Oracle INSTR equivalent in Spark SQL


I tried to replicate the oracle Instr function, but it seems to me that there are not all the arguments that exist in Oracle. I receive this error and I would like to include this transformation in a "plataforma" field in the table but I can't:

SELECT
SUBSTR(a.SOURCE, 0, INSTR(a.SOURCE, '-', 1, 2) - 1) AS plataforma,
COUNT(*) AS qtd
FROM db1.table AS as a
LEFT JOIN db1.table2 AS b ON a.ID=b.id
GROUP BY SUBSTR(a.SOURCE, 0, INSTR(a.SOURCE, '-', 1, 2) - 1)
ORDER BY qtd

The Apache Spark 2.0 database encountered an error while running this query. Error running query: org.apache.spark.sql.AnalysisException: Invalid number of arguments for function instr.

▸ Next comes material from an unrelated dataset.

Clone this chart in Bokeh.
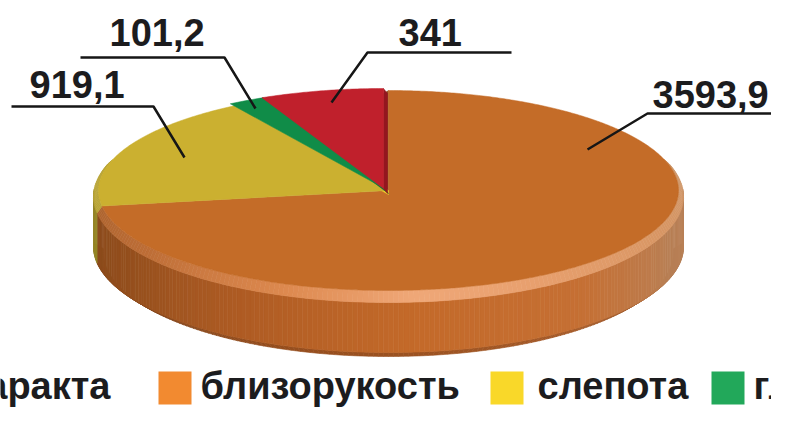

Expected: 2; Found: 4; line 8 pos 45

I made the transformation of the field that way but I don't know if it is the correct one:

enter image description here

How can I replicate the same Oracle function in Spark? I need to do just this:

Source:

apache-spark-sql
sql-server-dw

Result:

apache-spark
sql-server

Solution

  • What you're looking for is substring_index function :

    substring_index('apache-spark-sql', '-', 2)
    

    It returns the substring before 2 occurrences of -.

    I suppose you want to get the substring before the last occurrence of -. So you can count the number of - in the input string and combine it with substring_index function like this:

    substring_index(col, '-', size(split(col, '-')) - 1)
    

    Where size(split(col, '-')) - 1 gives the number of occurences of -.